◆ Directive:
Reproduce all the material exactly, minus any pictures it holds.

◆ Recorded information:
⁂
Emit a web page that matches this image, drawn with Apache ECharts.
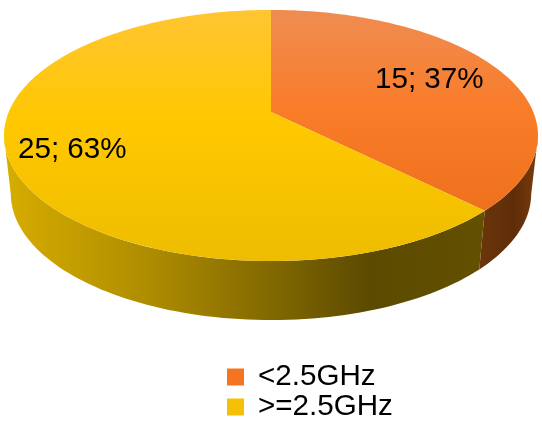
<!DOCTYPE html>
<html>
<head>
<meta charset="utf-8">
<style>html,body{margin:0;padding:0;background:#fff}#c{width:542px;height:425px}</style>
<script src="https://cdn.jsdelivr.net/npm/echarts@6/dist/echarts.min.js"></script>
</head>
<body>
<div id="c"></div>
<script>
const categories = ['<2.5GHz', '>=2.5GHz'];
const values = [15, 25];
const sliceLabels = ['15; 37%', '25; 63%'];

const FONT = '"Liberation Sans", Arial, sans-serif';
const topDisc = { x: 271, y: 112, a: 262.3, b: 121.2, k: 0.187 };
const baseDisc = { x: 271, y: 170, a: 255.6, b: 122, k: 0.187 };
const labelAnchors = [[375, 80], [18, 150]];
const sideLimits = [[101, null], [null, 259]];

const gv = (x0, y0, x1, y1, stops) => new echarts.graphic.LinearGradient(
  x0, y0, x1, y1, stops.map(s => ({ offset: s[0], color: s[1] })), true);
const topFills = [
  gv(0, 10, 0, 261, [[0, '#f08c52'], [0.4, '#f97c28'], [1, '#e96b18']]),
  gv(0, 10, 0, 261, [[0, '#ffc532'], [0.45, '#ffc800'], [1, '#eebd00']])
];
const sideFills = [
  gv(480, 0, 538, 0, [[0, '#6b350a'], [0.6, '#5e2d08'], [1, '#7c3c0c']]),
  gv(8, 0, 484, 0, [[0, '#d6ac00'], [0.3, '#ae8c00'], [0.55, '#826900'], [0.76, '#5c4a00'], [1, '#635000']])
];
const legendColors = ['#f4741f', '#f4c106'];

const total = values.reduce((s, v) => s + v, 0);
function project(d, deg) {
  const t = deg * Math.PI / 180, u = Math.sin(t), v = -Math.cos(t), w = 1 - d.k * v;
  return [d.x + d.a * u / w, d.y + d.b * v / w];
}
function arc(d, from, to) {
  const out = [], n = Math.max(2, Math.ceil(Math.abs(to - from) / 1.5));
  for (let i = 0; i <= n; i++) out.push(project(d, from + (to - from) * i / n));
  return out;
}
function sliceRange(i) {
  const before = values.slice(0, i).reduce((s, v) => s + v, 0);
  return [before / total * 360, (before + values[i]) / total * 360];
}
function renderSlice(i) {
  const [a0, a1] = sliceRange(i);
  const s0 = sideLimits[i][0] === null ? a0 : sideLimits[i][0];
  const s1 = sideLimits[i][1] === null ? a1 : sideLimits[i][1];
  const side = arc(topDisc, s0, s1).concat(arc(baseDisc, s1, s0));
  const face = [[topDisc.x, topDisc.y]].concat(arc(topDisc, a0, a1));
  return {
    type: 'group',
    children: [
      { type: 'polygon', shape: { points: side }, style: { fill: sideFills[i] }, silent: true },
      { type: 'polygon', shape: { points: face }, style: { fill: topFills[i] }, silent: true },
      { type: 'text', x: labelAnchors[i][0], y: labelAnchors[i][1], silent: true,
        style: { text: sliceLabels[i], fill: '#000', font: '29.6px ' + FONT, textAlign: 'left', textVerticalAlign: 'middle' } }
    ]
  };
}

const chart = echarts.init(document.getElementById('c'), null, { renderer: 'canvas' });
chart.setOption({
  animation: false,
  backgroundColor: '#fff',
  legend: {
    orient: 'vertical', left: 227, top: 362, padding: 0, itemGap: 0,
    itemWidth: 17, itemHeight: 17, icon: 'rect', selectedMode: false,
    data: categories,
    textStyle: { color: '#000', fontFamily: FONT, fontSize: 29.6, padding: [6, 0, 0, 9] }
  },
  series: categories.map((name, i) => ({
    type: 'custom', name, coordinateSystem: 'none', silent: true,
    itemStyle: { color: legendColors[i] },
    data: [values[i]],
    renderItem: () => renderSlice(i)
  }))
});
</script>
</body>
</html>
⁂
◆ Task solution:
Emit a web page that matches this image, drawn with Apache ECharts.
<!DOCTYPE html>
<html>
<head>
<meta charset="utf-8">
<style>html,body{margin:0;padding:0;background:#fff}#c{width:542px;height:425px}</style>
<script src="https://cdn.jsdelivr.net/npm/echarts@6/dist/echarts.min.js"></script>
</head>
<body>
<div id="c"></div>
<script>
const categories = ['<2.5GHz', '>=2.5GHz'];
const values = [15, 25];
const sliceLabels = ['15; 37%', '25; 63%'];

const FONT = '"Liberation Sans", Arial, sans-serif';
const topDisc = { x: 271, y: 112, a: 262.3, b: 121.2, k: 0.187 };
const baseDisc = { x: 271, y: 170, a: 255.6, b: 122, k: 0.187 };
const labelAnchors = [[375, 80], [18, 150]];
const sideLimits = [[101, null], [null, 259]];

const gv = (x0, y0, x1, y1, stops) => new echarts.graphic.LinearGradient(
  x0, y0, x1, y1, stops.map(s => ({ offset: s[0], color: s[1] })), true);
const topFills = [
  gv(0, 10, 0, 261, [[0, '#f08c52'], [0.4, '#f97c28'], [1, '#e96b18']]),
  gv(0, 10, 0, 261, [[0, '#ffc532'], [0.45, '#ffc800'], [1, '#eebd00']])
];
const sideFills = [
  gv(480, 0, 538, 0, [[0, '#6b350a'], [0.6, '#5e2d08'], [1, '#7c3c0c']]),
  gv(8, 0, 484, 0, [[0, '#d6ac00'], [0.3, '#ae8c00'], [0.55, '#826900'], [0.76, '#5c4a00'], [1, '#635000']])
];
const legendColors = ['#f4741f', '#f4c106'];

const total = values.reduce((s, v) => s + v, 0);
function project(d, deg) {
  const t = deg * Math.PI / 180, u = Math.sin(t), v = -Math.cos(t), w = 1 - d.k * v;
  return [d.x + d.a * u / w, d.y + d.b * v / w];
}
function arc(d, from, to) {
  const out = [], n = Math.max(2, Math.ceil(Math.abs(to - from) / 1.5));
  for (let i = 0; i <= n; i++) out.push(project(d, from + (to - from) * i / n));
  return out;
}
function sliceRange(i) {
  const before = values.slice(0, i).reduce((s, v) => s + v, 0);
  return [before / total * 360, (before + values[i]) / total * 360];
}
function renderSlice(i) {
  const [a0, a1] = sliceRange(i);
  const s0 = sideLimits[i][0] === null ? a0 : sideLimits[i][0];
  const s1 = sideLimits[i][1] === null ? a1 : sideLimits[i][1];
  const side = arc(topDisc, s0, s1).concat(arc(baseDisc, s1, s0));
  const face = [[topDisc.x, topDisc.y]].concat(arc(topDisc, a0, a1));
  return {
    type: 'group',
    children: [
      { type: 'polygon', shape: { points: side }, style: { fill: sideFills[i] }, silent: true },
      { type: 'polygon', shape: { points: face }, style: { fill: topFills[i] }, silent: true },
      { type: 'text', x: labelAnchors[i][0], y: labelAnchors[i][1], silent: true,
        style: { text: sliceLabels[i], fill: '#000', font: '29.6px ' + FONT, textAlign: 'left', textVerticalAlign: 'middle' } }
    ]
  };
}

const chart = echarts.init(document.getElementById('c'), null, { renderer: 'canvas' });
chart.setOption({
  animation: false,
  backgroundColor: '#fff',
  legend: {
    orient: 'vertical', left: 227, top: 362, padding: 0, itemGap: 0,
    itemWidth: 17, itemHeight: 17, icon: 'rect', selectedMode: false,
    data: categories,
    textStyle: { color: '#000', fontFamily: FONT, fontSize: 29.6, padding: [6, 0, 0, 9] }
  },
  series: categories.map((name, i) => ({
    type: 'custom', name, coordinateSystem: 'none', silent: true,
    itemStyle: { color: legendColors[i] },
    data: [values[i]],
    renderItem: () => renderSlice(i)
  }))
});
</script>
</body>
</html>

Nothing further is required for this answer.